I believe that silliness is actually more difficult to make work—it’s more delicately dependent on people’s associations—though that may simply mean that I’m better at witty.
This reminds me of “WWJD? JWRTFM!” [1] which I tried to interpret as a complex theological reference to the relationship between Jesus and the Christian bible, but which apparently is just a routine tech support joke.
[1] What Would Jesus Do? Jesus Would Read the F—ing Manual! [2]
[2] There was a recent request to keep overt profanity off LW. I have no idea whether cursing or veiled cursing is more annoying on the average.
Another reason that silliness is more difficult to do well is that it’s a large search space compared to the target you’re trying to hit — there are vastly more ways to be silly than ways to be simultaneously silly and actually funny, so most people attempting it end up just doing the former and thinking that it passes for humour.
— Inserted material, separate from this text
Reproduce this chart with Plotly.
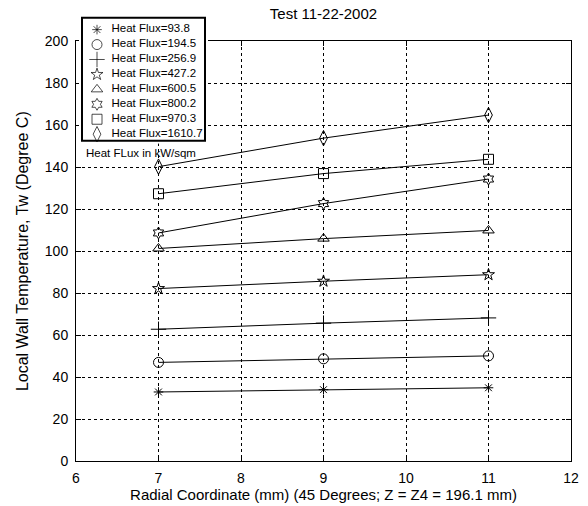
import plotly.graph_objects as go

radial_mm = [7, 9, 11]
heat_flux = ["93.8", "194.5", "256.9", "427.2", "600.5", "800.2", "970.3", "1610.7"]
tw_93_8 = [32.9, 34.0, 34.9]
tw_194_5 = [47.0, 48.7, 50.1]
tw_256_9 = [62.8, 65.7, 68.2]
tw_427_2 = [82.2, 85.7, 88.8]
tw_600_5 = [101.3, 106.0, 109.9]
tw_800_2 = [108.7, 122.7, 134.4]
tw_970_3 = [127.4, 137.0, 143.8]
tw_1610_7 = [140.3, 153.9, 164.9]
series = [tw_93_8, tw_194_5, tw_256_9, tw_427_2, tw_600_5, tw_800_2, tw_970_3, tw_1610_7]
symbols = ["asterisk-open", "circle-open", "cross-thin-open", "star-open",
           "triangle-up-open", "hexagram-open", "square-open", "diamond-tall-open"]
sizes = [8, 10, 11, 9, 10, 9, 10, 11]

x_ticks = [6, 7, 8, 9, 10, 11, 12]
y_ticks = [0, 20, 40, 60, 80, 100, 120, 140, 160, 180, 200]

FONT = "Liberation Sans, Arial, Helvetica, sans-serif"
W, H = 588, 506
PL, PR, PT, PB = 76, 571, 34, 461          # plot area in pixels
LEG_L, LEG_R, LEG_T, LEG_B = 82, 205, 10, 135  # legend box in pixels
PAD = 3
ROW0, ROWH = 22, 15.2                      # legend rows

fig = go.Figure()
for name, ys, sym, sz in zip(heat_flux, series, symbols, sizes):
    fig.add_trace(go.Scatter(
        x=radial_mm, y=ys, mode="lines+markers", showlegend=False,
        name="Heat Flux=" + name,
        line=dict(color="black", width=1),
        marker=dict(symbol=sym, size=sz, color="black",
                    line=dict(color="black", width=1))))

# legend drawn on its own small overlay axes
legend_rows = list(range(len(heat_flux)))
legend_labels = ["Heat Flux=" + h for h in heat_flux]
fig.add_trace(go.Scatter(
    x=[15] * len(heat_flux), y=legend_rows, mode="markers",
    xaxis="x2", yaxis="y2", showlegend=False, hoverinfo="skip",
    marker=dict(symbol=symbols, size=sizes, color="black",
                line=dict(color="black", width=1))))
fig.add_trace(go.Scatter(
    x=[29.5] * len(heat_flux), y=legend_rows, mode="text",
    xaxis="x2", yaxis="y2", showlegend=False, hoverinfo="skip",
    text=legend_labels, textposition="middle right",
    textfont=dict(family=FONT, size=11.5, color="black")))

pw = PR - PL


def row_units(px):
    return (px - ROW0) / ROWH


axis_common = dict(
    showline=True, linecolor="black", linewidth=1, mirror="ticks",
    ticks="inside", ticklen=5, tickcolor="black", ticklabelstandoff=4,
    showgrid=True, gridcolor="black", gridwidth=1, griddash="3px,3px",
    zeroline=False,
    tickfont=dict(family=FONT, size=14, color="black"),
)

fig.update_layout(
    xaxis=dict(range=[6, 12], tickvals=x_ticks, domain=[0, 1],
               title=dict(text="Radial Coordinate (mm) (45 Degrees; Z = Z4 = 196.1 mm)",
                          font=dict(family=FONT, size=15, color="black"), standoff=4),
               **axis_common),
    yaxis=dict(range=[0, 200], tickvals=y_ticks, domain=[0, (PB - PT) / PB],
               title=dict(text="Local Wall Temperature, Tw (Degree C)",
                          font=dict(family=FONT, size=16, color="black"), standoff=12),
               **axis_common),
    xaxis2=dict(range=[-PAD, LEG_R - LEG_L + PAD],
                domain=[(LEG_L - PAD - PL) / pw, (LEG_R + PAD - PL) / pw],
                visible=False, fixedrange=True, anchor="y2"),
    yaxis2=dict(range=[row_units(LEG_B + PAD), row_units(LEG_T - PAD)],
                domain=[(PB - LEG_B - PAD) / PB, (PB - LEG_T + PAD) / PB],
                visible=False, fixedrange=True, anchor="x2"),
    shapes=[dict(type="rect", xref="x2", yref="y2", layer="below",
                 x0=0, x1=LEG_R - LEG_L,
                 y0=row_units(LEG_B), y1=row_units(LEG_T),
                 fillcolor="white", line=dict(color="black", width=2))],
    width=W, height=H,
    margin=dict(l=PL, r=W - PR, t=0, b=H - PB),
    paper_bgcolor="white", plot_bgcolor="white",
    title=dict(text="Test 11-22-2002", x=(PL + PR) / 2 / W, xanchor="center",
               y=1 - 14 / H, yanchor="middle",
               font=dict(family=FONT, size=15, color="black")),
    showlegend=False,
)

fig.add_annotation(x=6.788, y=146.6, xref="x", yref="y", text="Heat FLux in kW/sqm",
                   showarrow=False, xanchor="center", yanchor="middle",
                   font=dict(family=FONT, size=11.5, color="black"))

fig.write_html("out.html", config={"displayModeBar": False},
               post_script="document.body.style.margin='0';")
Example: almost all (alleged) comedy music.
(That applies even more so with absurdist humour. In that case, the search space is even larger — anything that doesn’t make sense, pretty much — and, indeed, a lot of people first attempting absurd humour end up just being absurd but not humourous. I think this has something to do with positive bias — a person finds they enjoy some variety of absurd humour, and they decide they want to make their own, so they try to reverse-engineer the rule; they hypothesize that the rule is “it makes no sense” (or, within a particular genre, something more specific but still insufficient), and they observe that it fits the positive examples they know of, but fail to search for things that fit the hypothesized rule but which they don’t find funny.)
FWI, regarding profanity—if you are talking about my comment about profanity, Alicorn et al. convinced me that my concerns did not have sufficient basis.
I thought it was just a silly joke referencing the original quote. I’m not sure if it’s supposed to have any point deeper than that.
I dunno either. Maybe saying that the speaker is low-brow enough not to care about culture in the sense of art and only care about culture in the sense of food. But a low-brow person (stereotypically speaking) wouldn’t know or care that yogurt is a culture of bacteria. So that doesn’t really work.
I can imagine Dilbert speaking the quote credibly.